School districts react to assessment of breakfast programs
By BRIAN WALLACE
Updated Oct 03, 2008 11:06

A statewide report lauds two Lancaster County school districts for adding breakfasts to their school menus and criticizes three districts for serving too few morning meals to economically disadvantaged students.

The Pennsylvania School Breakfast Report Card, released earlier this month by Pennsylvania Hunger Action Center, a 25-year-old organization that strives to shape public food policy, gives the state a poor grade overall on providing breakfasts to students from low-income families.

Gov. Ed Rendell in February urged the Legislature to mandate breakfast programs at all schools with at least 20 percent low-income students, but the plan was never approved and relatively few districts voluntarily complied with his recommendation.

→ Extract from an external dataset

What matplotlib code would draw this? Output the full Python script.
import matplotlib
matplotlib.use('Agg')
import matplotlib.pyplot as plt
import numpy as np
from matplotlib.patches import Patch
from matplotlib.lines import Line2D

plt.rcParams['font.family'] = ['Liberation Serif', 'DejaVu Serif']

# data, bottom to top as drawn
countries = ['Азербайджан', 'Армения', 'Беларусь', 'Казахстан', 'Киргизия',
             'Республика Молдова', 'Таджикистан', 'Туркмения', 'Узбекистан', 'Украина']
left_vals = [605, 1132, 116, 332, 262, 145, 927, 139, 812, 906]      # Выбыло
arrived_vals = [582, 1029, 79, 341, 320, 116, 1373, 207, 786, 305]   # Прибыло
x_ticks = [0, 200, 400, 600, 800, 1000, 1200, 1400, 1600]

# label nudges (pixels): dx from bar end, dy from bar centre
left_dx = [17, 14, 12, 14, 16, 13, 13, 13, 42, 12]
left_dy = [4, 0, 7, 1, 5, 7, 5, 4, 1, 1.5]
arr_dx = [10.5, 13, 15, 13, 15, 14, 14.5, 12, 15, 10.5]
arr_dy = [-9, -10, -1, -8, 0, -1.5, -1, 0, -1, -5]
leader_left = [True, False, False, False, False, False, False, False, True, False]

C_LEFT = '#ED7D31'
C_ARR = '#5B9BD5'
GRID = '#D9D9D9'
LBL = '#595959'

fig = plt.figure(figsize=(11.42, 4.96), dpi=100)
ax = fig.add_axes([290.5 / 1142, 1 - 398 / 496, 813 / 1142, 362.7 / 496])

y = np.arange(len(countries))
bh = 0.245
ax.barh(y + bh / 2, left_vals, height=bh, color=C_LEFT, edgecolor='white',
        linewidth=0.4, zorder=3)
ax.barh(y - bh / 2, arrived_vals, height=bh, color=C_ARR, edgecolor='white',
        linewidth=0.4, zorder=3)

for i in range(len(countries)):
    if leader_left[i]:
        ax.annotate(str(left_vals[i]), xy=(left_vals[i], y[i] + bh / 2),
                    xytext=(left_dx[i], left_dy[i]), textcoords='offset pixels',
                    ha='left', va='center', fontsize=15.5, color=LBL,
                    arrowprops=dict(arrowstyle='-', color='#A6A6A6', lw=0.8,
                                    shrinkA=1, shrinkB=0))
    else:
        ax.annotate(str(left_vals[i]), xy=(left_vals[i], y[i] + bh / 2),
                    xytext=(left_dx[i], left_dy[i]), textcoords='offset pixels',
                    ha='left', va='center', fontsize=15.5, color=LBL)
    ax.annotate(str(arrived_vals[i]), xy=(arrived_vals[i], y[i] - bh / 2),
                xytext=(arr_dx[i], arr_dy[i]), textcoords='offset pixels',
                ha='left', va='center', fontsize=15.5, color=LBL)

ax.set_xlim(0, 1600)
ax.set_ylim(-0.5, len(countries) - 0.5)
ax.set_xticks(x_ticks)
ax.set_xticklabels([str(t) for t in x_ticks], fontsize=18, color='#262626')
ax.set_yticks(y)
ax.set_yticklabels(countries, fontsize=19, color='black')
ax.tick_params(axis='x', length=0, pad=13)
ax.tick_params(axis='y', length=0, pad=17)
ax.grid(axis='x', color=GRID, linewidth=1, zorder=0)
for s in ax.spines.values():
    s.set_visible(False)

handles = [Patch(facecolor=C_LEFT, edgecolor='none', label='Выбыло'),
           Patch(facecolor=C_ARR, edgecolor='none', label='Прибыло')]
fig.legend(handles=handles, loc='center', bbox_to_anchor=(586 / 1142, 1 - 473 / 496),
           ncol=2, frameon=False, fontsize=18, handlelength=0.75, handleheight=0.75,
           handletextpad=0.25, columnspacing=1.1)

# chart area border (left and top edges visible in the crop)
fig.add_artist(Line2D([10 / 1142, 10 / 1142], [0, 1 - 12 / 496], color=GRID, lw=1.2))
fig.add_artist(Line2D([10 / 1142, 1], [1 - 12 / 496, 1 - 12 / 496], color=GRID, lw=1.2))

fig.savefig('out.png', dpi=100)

Of the 239 school systems with at least 20 percent needy students and no breakfast programs, only 87, or 36 percent, added breakfasts this year, the report said.

Pennsylvania ranks 41st in the nation in the percentage of low-income students eating breakfast at school, according to the federal Food Research Action Center.

Fourteen of Lancaster County's 16 school districts provide breakfasts to their students, but overall participation is relatively low.

Only 6.8 percent of the county's 70,000 public school students eat a morning meal at school. The participation rate is more than twice as high — 17 percent — for low-income students. In comparison, 60 percent of all students eat school lunches.

Eating a nutritious breakfast helps improve student achievement and behavior, nutrition experts say, and children from low-income families are less likely than other students to be fed breakfast at home.

The Pennsylvania report evaluated school performance in 2006-07, praising districts that added morning meals or had high participation rates and criticizing those with no breakfast program or low participation.

Manheim Township and Conestoga Valley were lauded in the category of Moving Up! school districts for adding breakfast programs last year.

But CV also was cited for low participation in its program, which served only 4.3 percent of its 904 economically disadvantaged students.

Also flagged for low participation were Ephrata and Donegal school districts. Only 5.4 percent of Ephrata's low-income students and 9.4 percent of Donegal's needy pupils ate school breakfasts last year, the report said.

Officials at all three districts said their schools have taken measures to serve more needy students this year.

In the first three months of 2007-08, Ephrata increased the participation of low-income students to 11 percent, food services director Teri Knopf said in a prepared statement.

Over the summer, the district sent a letter explaining its breakfast and lunch programs to all families, and Ephrata is considering other ways to increase participation, Knopf said in the statement.

Donegal's participation rate is relatively low because it serves breakfast only at its elementary schools.

Participation among low-income students has inched up to 10 percent this year, Sue Ursprung, Donegal's director of curriculum and instruction, said.

The district publicizes its breakfast program on the back of every elementary school menu, she said, and students who qualify for free or reduced-price lunches automatically receive information about breakfasts.

CV's new breakfast program was offered only at its high school and middle school last year. This year, it has been expanded to the district's four elementary schools.

"We expect a doubling of free- and reduced-price (breakfast) participation in '07-08," Adele Huntzinger, CV assistant director of business services, said.

Of the secondary students who participated last year, about 40 percent were from low-income families, she said.

"What thrilled me the most last year was that we really reached out to those students who needed it most," Huntzinger said.

Students qualify for free or reduced-price meals based on their annual family incomes. The cutoff for a family of four this year is $38,203.

While the government does not require Pennsylvania schools to serve breakfasts, it offers financial incentives to those that do.

Schools receive partial reimbursements from the U.S. Department of Agriculture for each meal they serve, and the state kicks in a few cents per meal for districts that add breakfast programs or exceed participation targets.

Manheim Township School District, for instance, receives $1.35 for each free breakfast it serves, $1.15 for each reduced-price meal and 34 cents for each full-price breakfast, food service director Gavin Scayler said.

The full student price for breakfasts is $1; the reduced price is 30 cents, but the district has been absorbing that cost and providing the meals for free, Scayler said.

The district piloted a breakfast program at Brecht Elementary School last year and briefly offered breakfasts at Reidenbaugh Elementary.

Reidenbaugh and Manheim Township Middle School will be added to this year's program in January, and Scayler said the district intends to offer breakfasts at all its schools in the future.